Select Committee on Trade and Industry Annxes to the Report


Memorandum submitted by the UK Steel Association

  Thank you for your letter of 15 February requesting an update on developments in the Central and Eastern European Countries (CEECs). I am sorry for the delay in replying.

  I regret to say that progress since our July 1998 memorandum has been slow.

STEEL RESTRUCTURING AND PRIVATISATION

  Our original memorandum explained how the European Coal and Steel Community (ECSC) protocols to the Europe agreement had granted the CEECs a five year "grace period" from full compliance with their provisions. These grace periods have expired, and the EU has consistently refused requests for extension.

  This means that all CEEC steel companies should theoretically now be in full compliance with the ECSC Steel Aid Code, which already applies to EU producers. This Code permits limited aid in certain circumstances (environmental compliance, research and development, the social costs of restructuring and closure aid): more particularly it bans all forms of operating aid, rescue and restructuring aid and regional aid.

  Despite this, the facts that few CEEC steel companies have yet been privatised while many remain in financial difficulty suggest that operating aid continues to be given. Certainly, the debt write-offs that will be necessary for the successful privatisation of many of the CEEC producers will constitute "banned" rescue and restructuring aid.

  The Commission is extremely concerned at these possible breaches of the Europe Agreements, but there is little that the Commission can do directly to control the situation. The Commission has therefore adopted a strategy aimed at encouraging restructuring leading to viability and privatisation. This strategy is however being frustrated by political indecision in most of the CEECs, and an unwillingness to face up to the social problems that such restructuring would undoubtedly entail.

  To date, only two CEEC governments have submitted steel restructuring plans to the Commission: Poland and the Czech Republic. The first Polish restructuring plan was rejected as making seriously unrealistic assumptions about future demand and important penetration trends. A revised plan was submitted in 1999. Independent analysis undertaken for the Commission concluded that:

    —  On very conservative estimates of import penetration trends, the "restructured" Polish steel industry would have excess capacity of over 800,000 tonnes in 2005.
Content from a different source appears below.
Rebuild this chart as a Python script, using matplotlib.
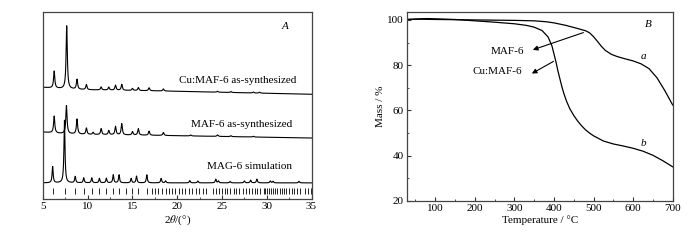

    —  Of the individual company plans submitted, only six out of 13 were deemed capable of leading to viability.

  Details of the Czech government's restructuring plan have not been made available to the EU steel industry, so it is not possible at present to assess the viability of these plans. Two major steel companies however are known to be bankrupt, or virtually bankrupt.

  While neither the Bulgarian nor Romanian governments have submitted restructuring plans, they are both seeking foreign investment partners and/or purchasers for their steel industries. Here again though the process has been delayed by government indecision.

  The situations in Hungary, Slovenia and (following last year's change in government) Slovakia give less cause for concern.

  You have asked specifically about the status of the former British Steel's (now Corus) involvement with Huta Katowice in Poland. We are not normally able to comment on the business plans of individual member companies. However Corus have informed us that despite the internal delays to the privatisation process in Poland, they remain interested in Huta Katowice.

  Although Corus were selected as the preferred investor by the Huta Katowice management in 1998, it became obvious that the proper procedures had not been followed in Poland for privatisation, and that the Minister had not been authorised to sell any of the assets of Huta Katowice by the Council of Ministers. Consequently the process was restarted and it was not until September 1999 that Corus were able to take their interest forward officially. They are now working with Huta Katowice to determine whether they can find a mutually beneficial means of participating in the privatisation process.

THE ENLARGEMENT PROCESS

  In our 1998 submission to the Committee, we drew attention to our concern that each of the CEECs should have fully adopted the acquis communautaire, and be applying it, prior to accession. A slower enlargement timetable was preferable to prolonged post-accession transitional arrangements.

  The decision to start assessing separately each CEEC's progress toward meeting the accession criteria, instead of treating the first wave of applicants en bloc, is welcome. This will make it less likely that an individual country will be allowed early accession, without having achieved full compliance, for reasons of political expediency.

  Nevertheless, we remain concerned about environmental compliance. While it is likely that each CEEC will have been obliged formally to adopt the environmental acquis prior to accession, informal contacts with Commission officials reveal a widespread expectation that few enterprises will be able to comply with the acquis. Substantial and lengthy derogations will therefore be necessary. For an industry such as steel (with the cost of environmental compliance running at £250 million a year for the UK steel industry) this would be severely distortive.